We know that finding the maximum independent set of an arbitrary graph is an NP-complete problem. Currently, there is no known exact polynomial-time algorithm, but there are many approximation algorithms with polynomial complexity.
For example, an algorithm often used by Little C is:
- For an undirected graph with $n$ vertices, first choose a random permutation $p[1\ldots n]$ of $1\ldots n$ with equal probability.
- Maintain an answer set $S$, which is initially empty. Then, in the order $i=1\ldots n$, check if $\{p[i]\}\cup S$ is an independent set. If it is, set $S=\{p[i]\}\cup S$.
- Finally, obtain an independent set $S$ as the answer.
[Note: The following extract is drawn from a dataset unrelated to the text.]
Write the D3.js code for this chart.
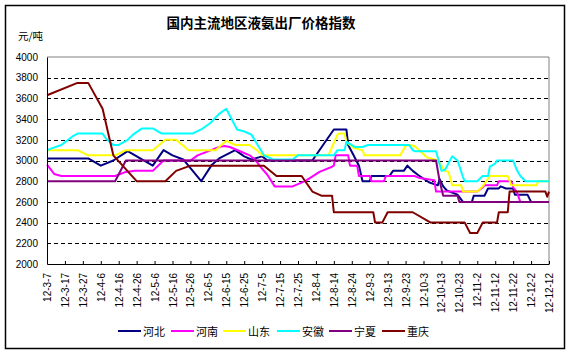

Little C now wants to know the probability that this algorithm finds the maximum independent set for a given graph. Output the answer modulo $998244353$.
Input
The first line contains two non-negative integers $n$ and $m$, representing the number of vertices and edges in the given graph.
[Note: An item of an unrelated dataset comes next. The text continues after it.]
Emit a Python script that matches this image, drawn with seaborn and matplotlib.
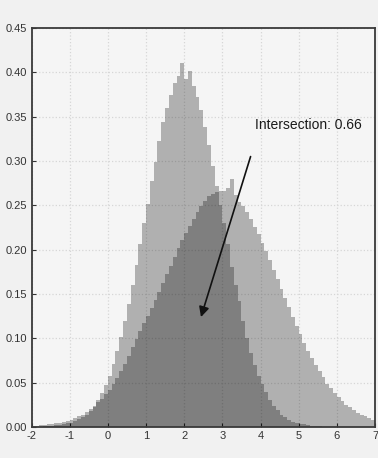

The next $m$ lines each contain two positive integers $(u,v)$ ($u\neq v$), describing an undirected edge in the graph.
Output
Output the probability, with the answer modulo $998244353$.
Examples
Input 1
3 2 1 2 2 3
Output 1
665496236
Note 1
665496236
Subtasks
For $10\%$ of the data, $1\leq n\leq 9$.
For $30\%$ of the data, $1\leq n\leq 13$.
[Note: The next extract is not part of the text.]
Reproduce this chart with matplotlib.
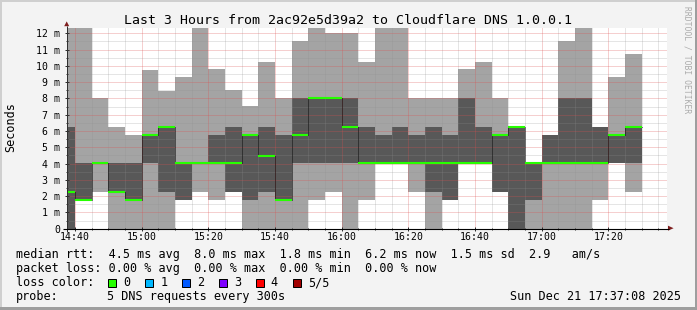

For $50\%$ of the data, $1\leq n\leq 17$.
Another $10\%$ of the data satisfies the condition that the given graph is a chain.
Another $10\%$ of the data satisfies the condition that the given graph is a tree.
For $100\%$ of the data, $1\leq n\leq 20, 0\leq m\leq \frac{n\times (n-1)}{2}$. It is guaranteed that the given graph has no multiple edges or self-loops.